Some methods have been proposed for detecting and correcting the shift.
Japanese laid-open patent application No. 7-72399 (document 2) discloses an example of the method. In a system of the document 2, sensors are used for optical beam position detection in which sides of a scan start end of the sensors are not parallel to each other. In the system of the document 2, a time interval for passing through the start ends of the sensors are measured for each beam individually, and a difference between time intervals is converted to the subscanning direction pitch between beams. However, according to this method, detection positions may be changed due to power change of the optical beam or sensitivity change of the sensor caused by change of temperature or power source voltage. Thus, there is a problem in that the measured values of scanning positions or pitches vary.
Japanese laid-open patent application No. 9-325288 (document 3) discloses another example.
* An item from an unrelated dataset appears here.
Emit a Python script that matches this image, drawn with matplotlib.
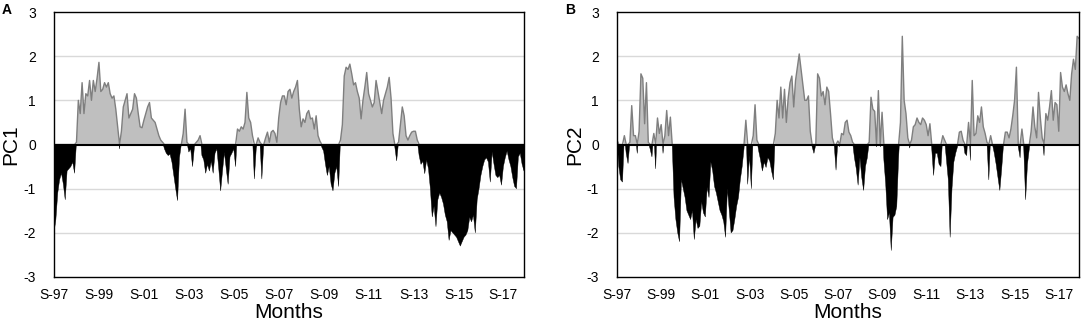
import numpy as np
import matplotlib
matplotlib.use("Agg")
import matplotlib.pyplot as plt

plt.rcParams["font.family"] = ["Liberation Sans", "DejaVu Sans"]
plt.rcParams["axes.unicode_minus"] = False

# monthly PC scores, Sep 1997 .. Aug 2018
pc1 = [
    -2.0, -1.7, -1.1, -0.8, -0.65, -0.9, -1.25, -0.6, -0.55, -0.5, -0.4, -0.65,
    0.05, 1.0, 0.7, 1.4, 0.7, 1.15, 1.1, 1.45, 1.0, 1.45, 1.2, 1.5,
    1.86, 1.2, 1.25, 1.4, 1.3, 1.4, 1.15, 1.05, 1.1, 0.8, 0.4, -0.1,
    0.3, 0.85, 1.0, 1.15, 0.6, 0.7, 0.8, 1.15, 1.05, 0.7, 0.4, 0.38,
    0.55, 0.7, 0.85, 0.95, 0.6, 0.55, 0.5, 0.35, 0.2, 0.1, 0.05, -0.1,
    -0.2, -0.25, -0.22, -0.4, -0.7, -1.0, -1.27, -0.3, 0.0, 0.25, 0.8, 0.05,
    -0.17, -0.1, -0.5, -0.05, 0.05, 0.1, 0.2, -0.25, -0.35, -0.65, -0.45, -0.6,
    -0.38, -0.65, -0.2, -0.1, -0.55, -1.05, -0.6, -0.18, -0.55, -0.9, -0.28, -0.2,
    -0.1, -0.5, 0.35, 0.3, 0.4, 0.35, 0.5, 1.18, 0.6, 0.5, 0.2, -0.78,
    -0.1, 0.15, 0.05, -0.78, 0.0, 0.15, 0.28, 0.05, 0.28, 0.32, 0.25, 0.05,
    0.6, 0.95, 1.1, 1.1, 0.9, 1.2, 1.25, 1.05, 1.2, 1.3, 1.45, 0.8,
    0.4, 0.58, 0.5, 0.7, 0.77, 0.58, 0.6, 0.35, 0.65, 0.2, 0.08, -0.06,
    -0.15, -0.45, -0.7, -0.5, -0.9, -1.05, -0.65, -0.5, -0.95, 0.1, 0.45, 1.55,
    1.75, 1.7, 1.82, 1.6, 1.35, 1.4, 1.2, 1.05, 0.58, 1.0, 1.3, 1.63,
    1.15, 1.0, 0.85, 0.95, 1.45, 1.2, 0.95, 0.7, 1.0, 1.15, 1.3, 1.52,
    1.05, 0.25, -0.05, -0.37, 0.05, 0.45, 0.85, 0.65, 0.2, 0.1, 0.2, 0.28,
    0.3, 0.3, 0.1, -0.25, -0.45, -0.38, -0.66, -0.35, -0.55, -1.0, -1.64, -1.4,
    -1.86, -1.25, -1.1, -1.2, -1.35, -1.6, -1.75, -2.17, -1.95, -2.0, -2.05, -2.1,
    -2.2, -2.3, -2.2, -2.1, -2.05, -1.95, -1.65, -1.75, -1.6, -2.0, -1.25, -1.0,
    -0.7, -0.5, -0.35, -0.3, -0.4, -0.85, -0.17, -0.45, -0.7, -0.75, -0.7, -0.92,
    -0.5, -0.3, -0.15, -0.35, -0.5, -0.75, -0.95, -1.0, -0.28, -0.2, -0.45, -0.6,
]

pc2 = [
    0.1, -0.5, -0.8, -0.85, 0.2, -0.2, -0.43, 0.05, 0.88, 0.2, 0.2, -0.2,
    0.3, 1.6, 1.5, 0.47, 1.4, 0.05, -0.1, -0.28, 0.25, -0.55, 0.6, 0.25,
    0.45, -0.2, 0.2, 0.77, 0.2, 0.62, 0.0, -1.2, -1.7, -2.0, -2.2, -0.8,
    -1.0, -1.2, -1.5, -1.6, -1.7, -1.5, -2.15, -1.7, -1.9, -1.85, -1.3, -1.55,
    -1.64, -0.97, -1.2, -0.4, -0.6, -0.95, -1.1, -1.3, -1.5, -1.6, -1.75, -2.1,
    -1.0, -1.5, -2.0, -1.95, -1.7, -1.4, -1.2, -0.8, -0.5, -0.1, 0.55, -0.9,
    -0.25, -1.0, 0.2, 0.9, 0.1, -0.15, -0.35, -0.6, -0.4, -0.52, -0.3, -0.37,
    -0.6, -0.8, 0.25, 1.0, 0.6, 1.3, 0.6, 1.25, 0.5, 1.05, 1.4, 1.55,
    0.85, 1.45, 1.75, 2.05, 1.7, 1.37, 1.0, 1.0, 1.1, 0.3, -0.05, -0.2,
    0.0, 1.6, 1.5, 1.1, 1.2, 0.9, 1.3, 1.2, 0.7, 0.15, 0.0, -0.58,
    0.08, -0.05, 0.25, 0.22, 0.5, 0.55, 0.28, 0.2, 0.05, -0.3, -0.55, -0.92,
    -0.3, -0.75, -1.04, -0.5, -0.3, 0.05, 1.07, 0.8, 0.75, -0.05, 1.22, -0.05,
    0.73, -0.35, -0.9, -1.7, -1.55, -2.4, -1.65, -1.6, -1.4, -0.3, 0.5, 2.45,
    1.0, 0.7, 0.15, -0.08, 0.1, 0.4, 0.45, 0.6, 0.5, 0.45, 0.6, 0.55,
    0.45, 0.2, 0.47, -0.1, -0.7, -0.2, -0.2, -0.45, -0.5, 0.2, 0.1, -0.35,
    -0.8, -2.1, -1.0, -0.4, -0.2, -0.05, 0.28, 0.3, 0.1, -0.2, -0.25, 0.5,
    -0.36, 1.45, 0.2, 0.25, 0.65, 0.5, 0.85, 0.4, 0.25, 0.05, -0.8, 0.2,
    0.0, -0.2, -0.45, -0.75, -1.04, -0.55, 0.0, 0.28, 0.28, 0.15, 0.35, 0.65,
    1.0, 1.75, -0.05, -0.3, 0.35, -0.1, -1.25, -0.45, -0.1, 0.3, 0.85, 0.4,
    0.15, 1.18, 0.6, 0.15, -0.25, 0.7, 0.55, 0.85, 1.22, 0.55, 0.95, 0.9,
    0.3, 1.63, 1.3, 1.2, 1.35, 1.15, 1.0, 1.6, 1.93, 1.7, 2.45, 2.4,
]

tick_labels = ["S-97", "S-99", "S-01", "S-03", "S-05", "S-07",
               "S-09", "S-11", "S-13", "S-15", "S-17"]
panels = [("A", "PC1", pc1), ("B", "PC2", pc2)]

POS_FILL = "#bfbfbf"
POS_LINE = "#7f7f7f"
GRID = "#d9d9d9"

fig = plt.figure(figsize=(10.84, 3.26), dpi=100)
# plot-area boxes in pixels (left, right) and the pixel x of the y label centre
boxes = [(54, 524, 11), (617, 1079, 575)]
top, bottom = 12, 277
W, H = 1084, 326

for (letter, ylabel, vals), (x0, x1, lab_x) in zip(panels, boxes):
    ax = fig.add_axes([x0 / W, 1 - bottom / H, (x1 - x0) / W, (bottom - top) / H])
    y = np.array(vals)
    x = np.arange(len(y))
    for g in (-2, -1, 1, 2):
        ax.axhline(g, color=GRID, lw=1.0, zorder=0)
    ax.fill_between(x, y, 0, where=y >= 0, interpolate=True, color=POS_FILL, lw=0, zorder=1)
    ax.fill_between(x, y, 0, where=y <= 0, interpolate=True, color="black", lw=0.3,
                    edgecolor="black", zorder=1)
    ax.plot(x, np.maximum(y, 0), color=POS_LINE, lw=1.0, zorder=2)
    ax.axhline(0, color="black", lw=1.5, zorder=3)

    ax.set_xlim(0, len(y) - 1)
    ax.set_ylim(-3, 3)
    ax.set_yticks(range(-3, 4))
    ax.set_xticks(range(0, 241, 24))
    ax.set_xticklabels(tick_labels)
    ax.tick_params(axis="both", length=0, labelsize=10)
    ax.tick_params(axis="y", pad=13)
    ax.tick_params(axis="x", pad=8)
    for s in ax.spines.values():
        s.set_color("black")
        s.set_linewidth(1.0)
    ax.set_xlabel("Months", fontsize=15, labelpad=1)
    ax.set_ylabel(ylabel, fontsize=15, va="center")
    ax.yaxis.set_label_coords((lab_x - x0) / (x1 - x0), 0.5)
    fig.text((x0 - 52) / W, 1 - 3 / H, letter, fontsize=10, fontweight="bold",
             ha="left", va="top")

fig.savefig("out.png", dpi=100)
In a scanning apparatus in document 3, a plurality of photosensors are arranged in a main scanning direction in which the photosensors include a photosensor that is parallel to the subscanning direction and a photosensor that is not parallel to the subscanning direction. The pitch is obtained by using time intervals of pulses generated when optical beams pass through the photosensors. In the method of document 3, output signals of the photosensors are added for detecting the beam positions. However, for performing such calculation, a circuit for detecting a 0 cross point in addition to the circuit for adding the signals is necessary. Therefore, there is a problem in that a large circuit size is necessary.